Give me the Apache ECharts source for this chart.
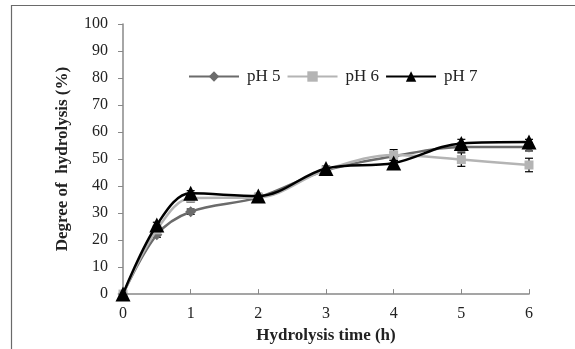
<!DOCTYPE html>
<html><head><meta charset="utf-8">
<script src="https://cdn.jsdelivr.net/npm/echarts@6/dist/echarts.min.js"></script>
<style>html,body{margin:0;padding:0;background:#fff}#c{width:575px;height:349px}</style>
</head><body><div id="c"></div>
<script>
const times = [0, 0.5, 1, 2, 3, 4, 5, 6];
const ph5 = [0, 22, 30.5, 35.8, 45.8, 51, 54.5, 54.5];
const ph6 = [0, 23.8, 35.5, 35.8, 46, 51.5, 49.8, 47.8];
const ph7 = [0, 25.6, 37.3, 36.3, 46.5, 48.5, 55.8, 56.3];
const err5 = [0, 1, 1, 1, 1, 1.5, 1.5, 1.5];
const err6 = [0, 1, 1.5, 1, 1, 2, 2.5, 2.5];
const err7 = [0, 1, 1, 1, 1, 1, 1.5, 1];
const seriesNames = ['pH 5', 'pH 6', 'pH 7'];
const yTicks = [0,10,20,30,40,50,60,70,80,90,100];
const xTicks = [0,1,2,3,4,5,6];

const font = '"Liberation Serif", "Times New Roman", serif';
const chart = echarts.init(document.getElementById('c'), null, {renderer:'canvas'});

function pts(vals){ return times.map((t,i)=>[t, vals[i]]); }
function errData(vals, errs){ return times.map((t,i)=>[t, vals[i]-errs[i], vals[i]+errs[i]]); }
function errSeries(vals, errs, color){
  return {
    type:'custom', silent:true, z:1,
    data: errData(vals, errs),
    renderItem: function(params, api){
      const x = api.value(0);
      const lo = api.coord([x, api.value(1)]);
      const hi = api.coord([x, api.value(2)]);
      const hw = 4;
      const style = {stroke: color, lineWidth: 1.2};
      return {type:'group', children:[
        {type:'line', shape:{x1:lo[0],y1:lo[1],x2:hi[0],y2:hi[1]}, style},
        {type:'line', shape:{x1:lo[0]-hw,y1:lo[1],x2:lo[0]+hw,y2:lo[1]}, style},
        {type:'line', shape:{x1:hi[0]-hw,y1:hi[1],x2:hi[0]+hw,y2:hi[1]}, style}
      ]};
    }
  };
}

const colors = ['#6b6b6b', '#b4b4b4', '#000000'];
const symbols = ['diamond', 'rect', 'triangle'];
const sizes = [11, 9, 15];
const vals = [ph5, ph6, ph7];
const errs = [err5, err6, err7];

const series = [];
for (let k=0;k<3;k++){
  series.push(errSeries(vals[k], errs[k], '#000'));
}
for (let k=0;k<3;k++){
  series.push({
    name: seriesNames[k], type:'line', data: pts(vals[k]), smooth: 0.35,
    symbol: symbols[k], symbolSize: sizes[k], clip:false, z: 3+k,
    lineStyle:{color: colors[k], width: 2.5},
    itemStyle:{color: colors[k]}
  });
}

chart.setOption({
  animation:false,
  backgroundColor:'#fff',
  graphic:[{type:'rect', shape:{x:11.5,y:5.5,width:700,height:500}, style:{fill:'none', stroke:'#6a6a6a', lineWidth:1.2}, z:100}],
  legend:{
    data: seriesNames, left:183, top:63, itemWidth:50, itemHeight:13, itemGap:6,
    textStyle:{fontFamily:font, fontSize:17, color:'#222', padding:[0,0,0,3]}
  },
  grid:{left:123, right:46, top:24, bottom:53},
  xAxis:{
    type:'value', min:0, max:6, interval:1,
    name:'Hydrolysis time (h)', nameLocation:'middle', nameGap:31,
    nameTextStyle:{fontFamily:font, fontSize:17, fontWeight:'bold', color:'#222'},
    axisLine:{lineStyle:{color:'#888', width:1.5}},
    axisTick:{inside:true, length:5, lineStyle:{color:'#888'}},
    axisLabel:{fontFamily:font, fontSize:16, color:'#222', margin:12},
    splitLine:{show:false}
  },
  yAxis:{
    type:'value', min:0, max:100, interval:10,
    name:'Degree of  hydrolysis (%)', nameLocation:'middle', nameGap:52,
    nameTextStyle:{fontFamily:font, fontSize:17, fontWeight:'bold', color:'#222'},
    axisLine:{show:true, lineStyle:{color:'#888', width:1.5}},
    axisTick:{show:true, inside:false, length:5, lineStyle:{color:'#888'}},
    axisLabel:{fontFamily:font, fontSize:16, color:'#222', margin:15},
    splitLine:{show:false}
  },
  series
});
</script></body></html>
━━━━━━
WHAT THE TASK ASKS
Quote each line of the listing exactly, but leave the pictures out.

WRITTEN SOLUTION
Give me the Apache ECharts source for this chart.
<!DOCTYPE html>
<html><head><meta charset="utf-8">
<script src="https://cdn.jsdelivr.net/npm/echarts@6/dist/echarts.min.js"></script>
<style>html,body{margin:0;padding:0;background:#fff}#c{width:575px;height:349px}</style>
</head><body><div id="c"></div>
<script>
const times = [0, 0.5, 1, 2, 3, 4, 5, 6];
const ph5 = [0, 22, 30.5, 35.8, 45.8, 51, 54.5, 54.5];
const ph6 = [0, 23.8, 35.5, 35.8, 46, 51.5, 49.8, 47.8];
const ph7 = [0, 25.6, 37.3, 36.3, 46.5, 48.5, 55.8, 56.3];
const err5 = [0, 1, 1, 1, 1, 1.5, 1.5, 1.5];
const err6 = [0, 1, 1.5, 1, 1, 2, 2.5, 2.5];
const err7 = [0, 1, 1, 1, 1, 1, 1.5, 1];
const seriesNames = ['pH 5', 'pH 6', 'pH 7'];
const yTicks = [0,10,20,30,40,50,60,70,80,90,100];
const xTicks = [0,1,2,3,4,5,6];

const font = '"Liberation Serif", "Times New Roman", serif';
const chart = echarts.init(document.getElementById('c'), null, {renderer:'canvas'});

function pts(vals){ return times.map((t,i)=>[t, vals[i]]); }
function errData(vals, errs){ return times.map((t,i)=>[t, vals[i]-errs[i], vals[i]+errs[i]]); }
function errSeries(vals, errs, color){
  return {
    type:'custom', silent:true, z:1,
    data: errData(vals, errs),
    renderItem: function(params, api){
      const x = api.value(0);
      const lo = api.coord([x, api.value(1)]);
      const hi = api.coord([x, api.value(2)]);
      const hw = 4;
      const style = {stroke: color, lineWidth: 1.2};
      return {type:'group', children:[
        {type:'line', shape:{x1:lo[0],y1:lo[1],x2:hi[0],y2:hi[1]}, style},
        {type:'line', shape:{x1:lo[0]-hw,y1:lo[1],x2:lo[0]+hw,y2:lo[1]}, style},
        {type:'line', shape:{x1:hi[0]-hw,y1:hi[1],x2:hi[0]+hw,y2:hi[1]}, style}
      ]};
    }
  };
}

const colors = ['#6b6b6b', '#b4b4b4', '#000000'];
const symbols = ['diamond', 'rect', 'triangle'];
const sizes = [11, 9, 15];
const vals = [ph5, ph6, ph7];
const errs = [err5, err6, err7];

const series = [];
for (let k=0;k<3;k++){
  series.push(errSeries(vals[k], errs[k], '#000'));
}
for (let k=0;k<3;k++){
  series.push({
    name: seriesNames[k], type:'line', data: pts(vals[k]), smooth: 0.35,
    symbol: symbols[k], symbolSize: sizes[k], clip:false, z: 3+k,
    lineStyle:{color: colors[k], width: 2.5},
    itemStyle:{color: colors[k]}
  });
}

chart.setOption({
  animation:false,
  backgroundColor:'#fff',
  graphic:[{type:'rect', shape:{x:11.5,y:5.5,width:700,height:500}, style:{fill:'none', stroke:'#6a6a6a', lineWidth:1.2}, z:100}],
  legend:{
    data: seriesNames, left:183, top:63, itemWidth:50, itemHeight:13, itemGap:6,
    textStyle:{fontFamily:font, fontSize:17, color:'#222', padding:[0,0,0,3]}
  },
  grid:{left:123, right:46, top:24, bottom:53},
  xAxis:{
    type:'value', min:0, max:6, interval:1,
    name:'Hydrolysis time (h)', nameLocation:'middle', nameGap:31,
    nameTextStyle:{fontFamily:font, fontSize:17, fontWeight:'bold', color:'#222'},
    axisLine:{lineStyle:{color:'#888', width:1.5}},
    axisTick:{inside:true, length:5, lineStyle:{color:'#888'}},
    axisLabel:{fontFamily:font, fontSize:16, color:'#222', margin:12},
    splitLine:{show:false}
  },
  yAxis:{
    type:'value', min:0, max:100, interval:10,
    name:'Degree of  hydrolysis (%)', nameLocation:'middle', nameGap:52,
    nameTextStyle:{fontFamily:font, fontSize:17, fontWeight:'bold', color:'#222'},
    axisLine:{show:true, lineStyle:{color:'#888', width:1.5}},
    axisTick:{show:true, inside:false, length:5, lineStyle:{color:'#888'}},
    axisLabel:{fontFamily:font, fontSize:16, color:'#222', margin:15},
    splitLine:{show:false}
  },
  series
});
</script></body></html>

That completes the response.